# PROVIDED MATERIAL:

• • •

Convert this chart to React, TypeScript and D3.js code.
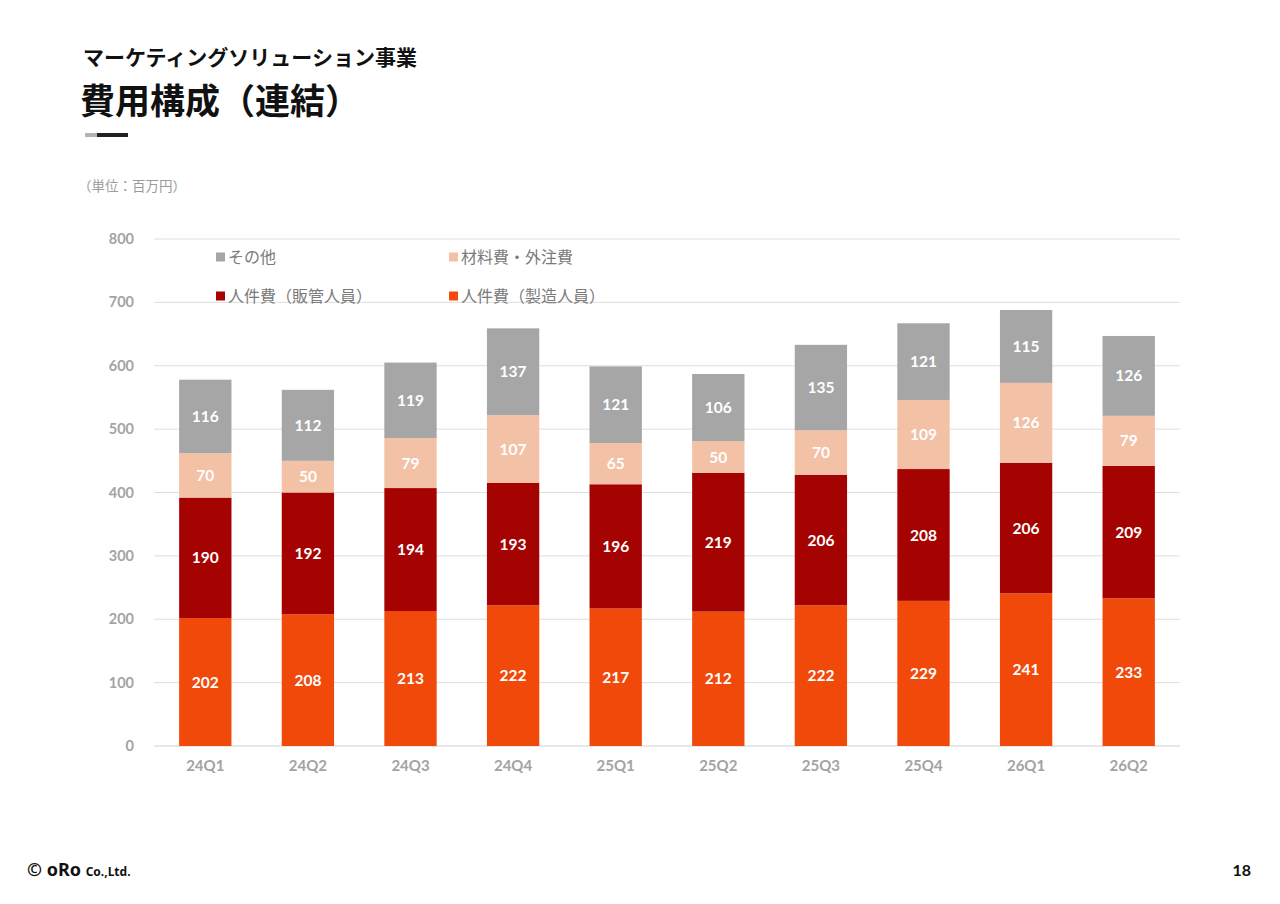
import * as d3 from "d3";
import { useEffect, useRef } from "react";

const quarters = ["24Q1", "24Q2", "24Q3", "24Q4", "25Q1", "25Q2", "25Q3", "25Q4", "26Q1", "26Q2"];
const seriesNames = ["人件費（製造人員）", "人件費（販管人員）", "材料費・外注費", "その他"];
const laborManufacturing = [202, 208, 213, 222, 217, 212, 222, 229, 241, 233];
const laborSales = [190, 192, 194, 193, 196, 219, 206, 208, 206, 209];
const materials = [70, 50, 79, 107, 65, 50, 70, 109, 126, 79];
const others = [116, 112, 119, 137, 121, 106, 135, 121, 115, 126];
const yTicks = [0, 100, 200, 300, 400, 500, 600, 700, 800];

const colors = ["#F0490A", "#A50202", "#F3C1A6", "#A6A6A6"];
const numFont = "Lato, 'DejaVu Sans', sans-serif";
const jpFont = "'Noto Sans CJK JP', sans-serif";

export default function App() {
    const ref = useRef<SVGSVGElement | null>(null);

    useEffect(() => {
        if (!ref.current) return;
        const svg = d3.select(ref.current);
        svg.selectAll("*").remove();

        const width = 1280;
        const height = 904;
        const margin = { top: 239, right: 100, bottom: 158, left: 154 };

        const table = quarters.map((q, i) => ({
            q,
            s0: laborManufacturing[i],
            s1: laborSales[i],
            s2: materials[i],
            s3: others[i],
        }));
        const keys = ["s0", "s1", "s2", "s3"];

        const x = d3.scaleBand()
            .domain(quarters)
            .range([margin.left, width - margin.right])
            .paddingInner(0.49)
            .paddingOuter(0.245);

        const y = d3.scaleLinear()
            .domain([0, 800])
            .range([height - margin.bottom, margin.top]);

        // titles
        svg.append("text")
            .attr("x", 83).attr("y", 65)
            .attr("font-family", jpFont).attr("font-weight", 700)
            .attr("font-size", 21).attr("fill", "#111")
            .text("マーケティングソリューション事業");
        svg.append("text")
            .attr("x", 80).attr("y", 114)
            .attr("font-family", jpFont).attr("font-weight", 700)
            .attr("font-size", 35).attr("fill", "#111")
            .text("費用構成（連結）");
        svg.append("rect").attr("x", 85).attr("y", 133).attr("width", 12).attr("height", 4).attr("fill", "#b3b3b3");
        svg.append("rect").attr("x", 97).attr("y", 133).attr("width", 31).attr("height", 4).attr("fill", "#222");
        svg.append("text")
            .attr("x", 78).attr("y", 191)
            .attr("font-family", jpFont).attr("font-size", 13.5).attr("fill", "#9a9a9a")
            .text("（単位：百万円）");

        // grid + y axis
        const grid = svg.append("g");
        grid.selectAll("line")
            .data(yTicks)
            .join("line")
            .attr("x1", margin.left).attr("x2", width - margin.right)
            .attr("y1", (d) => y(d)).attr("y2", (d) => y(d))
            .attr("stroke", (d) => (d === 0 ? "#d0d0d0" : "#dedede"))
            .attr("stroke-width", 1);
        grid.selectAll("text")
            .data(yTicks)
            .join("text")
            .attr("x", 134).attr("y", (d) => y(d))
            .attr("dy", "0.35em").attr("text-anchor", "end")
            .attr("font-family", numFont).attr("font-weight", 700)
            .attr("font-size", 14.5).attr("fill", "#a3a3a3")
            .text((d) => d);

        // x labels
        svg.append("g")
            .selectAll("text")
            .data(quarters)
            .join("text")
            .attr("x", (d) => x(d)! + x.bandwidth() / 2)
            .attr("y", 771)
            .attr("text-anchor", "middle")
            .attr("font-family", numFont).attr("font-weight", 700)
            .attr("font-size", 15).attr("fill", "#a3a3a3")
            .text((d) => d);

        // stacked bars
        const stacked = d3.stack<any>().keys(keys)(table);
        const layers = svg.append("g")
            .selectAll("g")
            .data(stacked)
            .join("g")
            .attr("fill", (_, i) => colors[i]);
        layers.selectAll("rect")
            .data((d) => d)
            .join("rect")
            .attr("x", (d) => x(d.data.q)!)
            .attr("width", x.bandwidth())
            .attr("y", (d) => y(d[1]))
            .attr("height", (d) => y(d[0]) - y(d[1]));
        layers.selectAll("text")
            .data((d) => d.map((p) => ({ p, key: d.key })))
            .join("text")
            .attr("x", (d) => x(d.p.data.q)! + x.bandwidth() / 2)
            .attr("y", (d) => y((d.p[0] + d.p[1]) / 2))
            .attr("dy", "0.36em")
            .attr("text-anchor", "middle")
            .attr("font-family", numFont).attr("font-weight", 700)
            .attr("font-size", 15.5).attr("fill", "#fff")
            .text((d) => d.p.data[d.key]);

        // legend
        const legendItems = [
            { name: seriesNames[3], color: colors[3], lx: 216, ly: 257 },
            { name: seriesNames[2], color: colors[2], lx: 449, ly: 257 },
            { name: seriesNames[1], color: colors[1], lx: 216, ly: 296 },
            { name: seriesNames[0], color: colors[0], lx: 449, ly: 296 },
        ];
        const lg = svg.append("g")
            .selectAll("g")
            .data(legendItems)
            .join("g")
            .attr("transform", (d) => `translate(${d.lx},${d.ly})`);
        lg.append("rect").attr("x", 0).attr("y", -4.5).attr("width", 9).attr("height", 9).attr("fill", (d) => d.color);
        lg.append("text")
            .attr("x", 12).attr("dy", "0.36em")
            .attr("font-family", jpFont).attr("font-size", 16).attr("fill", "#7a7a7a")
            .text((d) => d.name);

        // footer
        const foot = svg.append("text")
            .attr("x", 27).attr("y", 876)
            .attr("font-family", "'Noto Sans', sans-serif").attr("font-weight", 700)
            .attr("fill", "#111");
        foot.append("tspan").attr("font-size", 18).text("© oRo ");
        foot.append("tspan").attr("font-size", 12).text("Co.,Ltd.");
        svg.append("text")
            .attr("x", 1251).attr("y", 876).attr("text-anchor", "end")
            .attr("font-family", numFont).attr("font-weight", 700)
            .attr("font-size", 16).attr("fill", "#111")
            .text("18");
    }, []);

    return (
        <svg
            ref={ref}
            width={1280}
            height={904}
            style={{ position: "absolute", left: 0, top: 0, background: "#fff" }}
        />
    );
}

• • •

# STATED TASK:
Write out the full listing verbatim, excluding its pictures.

# WORKED ANSWER:
Convert this chart to React, TypeScript and D3.js code.
import * as d3 from "d3";
import { useEffect, useRef } from "react";

const quarters = ["24Q1", "24Q2", "24Q3", "24Q4", "25Q1", "25Q2", "25Q3", "25Q4", "26Q1", "26Q2"];
const seriesNames = ["人件費（製造人員）", "人件費（販管人員）", "材料費・外注費", "その他"];
const laborManufacturing = [202, 208, 213, 222, 217, 212, 222, 229, 241, 233];
const laborSales = [190, 192, 194, 193, 196, 219, 206, 208, 206, 209];
const materials = [70, 50, 79, 107, 65, 50, 70, 109, 126, 79];
const others = [116, 112, 119, 137, 121, 106, 135, 121, 115, 126];
const yTicks = [0, 100, 200, 300, 400, 500, 600, 700, 800];

const colors = ["#F0490A", "#A50202", "#F3C1A6", "#A6A6A6"];
const numFont = "Lato, 'DejaVu Sans', sans-serif";
const jpFont = "'Noto Sans CJK JP', sans-serif";

export default function App() {
    const ref = useRef<SVGSVGElement | null>(null);

    useEffect(() => {
        if (!ref.current) return;
        const svg = d3.select(ref.current);
        svg.selectAll("*").remove();

        const width = 1280;
        const height = 904;
        const margin = { top: 239, right: 100, bottom: 158, left: 154 };

        const table = quarters.map((q, i) => ({
            q,
            s0: laborManufacturing[i],
            s1: laborSales[i],
            s2: materials[i],
            s3: others[i],
        }));
        const keys = ["s0", "s1", "s2", "s3"];

        const x = d3.scaleBand()
            .domain(quarters)
            .range([margin.left, width - margin.right])
            .paddingInner(0.49)
            .paddingOuter(0.245);

        const y = d3.scaleLinear()
            .domain([0, 800])
            .range([height - margin.bottom, margin.top]);

        // titles
        svg.append("text")
            .attr("x", 83).attr("y", 65)
            .attr("font-family", jpFont).attr("font-weight", 700)
            .attr("font-size", 21).attr("fill", "#111")
            .text("マーケティングソリューション事業");
        svg.append("text")
            .attr("x", 80).attr("y", 114)
            .attr("font-family", jpFont).attr("font-weight", 700)
            .attr("font-size", 35).attr("fill", "#111")
            .text("費用構成（連結）");
        svg.append("rect").attr("x", 85).attr("y", 133).attr("width", 12).attr("height", 4).attr("fill", "#b3b3b3");
        svg.append("rect").attr("x", 97).attr("y", 133).attr("width", 31).attr("height", 4).attr("fill", "#222");
        svg.append("text")
            .attr("x", 78).attr("y", 191)
            .attr("font-family", jpFont).attr("font-size", 13.5).attr("fill", "#9a9a9a")
            .text("（単位：百万円）");

        // grid + y axis
        const grid = svg.append("g");
        grid.selectAll("line")
            .data(yTicks)
            .join("line")
            .attr("x1", margin.left).attr("x2", width - margin.right)
            .attr("y1", (d) => y(d)).attr("y2", (d) => y(d))
            .attr("stroke", (d) => (d === 0 ? "#d0d0d0" : "#dedede"))
            .attr("stroke-width", 1);
        grid.selectAll("text")
            .data(yTicks)
            .join("text")
            .attr("x", 134).attr("y", (d) => y(d))
            .attr("dy", "0.35em").attr("text-anchor", "end")
            .attr("font-family", numFont).attr("font-weight", 700)
            .attr("font-size", 14.5).attr("fill", "#a3a3a3")
            .text((d) => d);

        // x labels
        svg.append("g")
            .selectAll("text")
            .data(quarters)
            .join("text")
            .attr("x", (d) => x(d)! + x.bandwidth() / 2)
            .attr("y", 771)
            .attr("text-anchor", "middle")
            .attr("font-family", numFont).attr("font-weight", 700)
            .attr("font-size", 15).attr("fill", "#a3a3a3")
            .text((d) => d);

        // stacked bars
        const stacked = d3.stack<any>().keys(keys)(table);
        const layers = svg.append("g")
            .selectAll("g")
            .data(stacked)
            .join("g")
            .attr("fill", (_, i) => colors[i]);
        layers.selectAll("rect")
            .data((d) => d)
            .join("rect")
            .attr("x", (d) => x(d.data.q)!)
            .attr("width", x.bandwidth())
            .attr("y", (d) => y(d[1]))
            .attr("height", (d) => y(d[0]) - y(d[1]));
        layers.selectAll("text")
            .data((d) => d.map((p) => ({ p, key: d.key })))
            .join("text")
            .attr("x", (d) => x(d.p.data.q)! + x.bandwidth() / 2)
            .attr("y", (d) => y((d.p[0] + d.p[1]) / 2))
            .attr("dy", "0.36em")
            .attr("text-anchor", "middle")
            .attr("font-family", numFont).attr("font-weight", 700)
            .attr("font-size", 15.5).attr("fill", "#fff")
            .text((d) => d.p.data[d.key]);

        // legend
        const legendItems = [
            { name: seriesNames[3], color: colors[3], lx: 216, ly: 257 },
            { name: seriesNames[2], color: colors[2], lx: 449, ly: 257 },
            { name: seriesNames[1], color: colors[1], lx: 216, ly: 296 },
            { name: seriesNames[0], color: colors[0], lx: 449, ly: 296 },
        ];
        const lg = svg.append("g")
            .selectAll("g")
            .data(legendItems)
            .join("g")
            .attr("transform", (d) => `translate(${d.lx},${d.ly})`);
        lg.append("rect").attr("x", 0).attr("y", -4.5).attr("width", 9).attr("height", 9).attr("fill", (d) => d.color);
        lg.append("text")
            .attr("x", 12).attr("dy", "0.36em")
            .attr("font-family", jpFont).attr("font-size", 16).attr("fill", "#7a7a7a")
            .text((d) => d.name);

        // footer
        const foot = svg.append("text")
            .attr("x", 27).attr("y", 876)
            .attr("font-family", "'Noto Sans', sans-serif").attr("font-weight", 700)
            .attr("fill", "#111");
        foot.append("tspan").attr("font-size", 18).text("© oRo ");
        foot.append("tspan").attr("font-size", 12).text("Co.,Ltd.");
        svg.append("text")
            .attr("x", 1251).attr("y", 876).attr("text-anchor", "end")
            .attr("font-family", numFont).attr("font-weight", 700)
            .attr("font-size", 16).attr("fill", "#111")
            .text("18");
    }, []);

    return (
        <svg
            ref={ref}
            width={1280}
            height={904}
            style={{ position: "absolute", left: 0, top: 0, background: "#fff" }}
        />
    );
}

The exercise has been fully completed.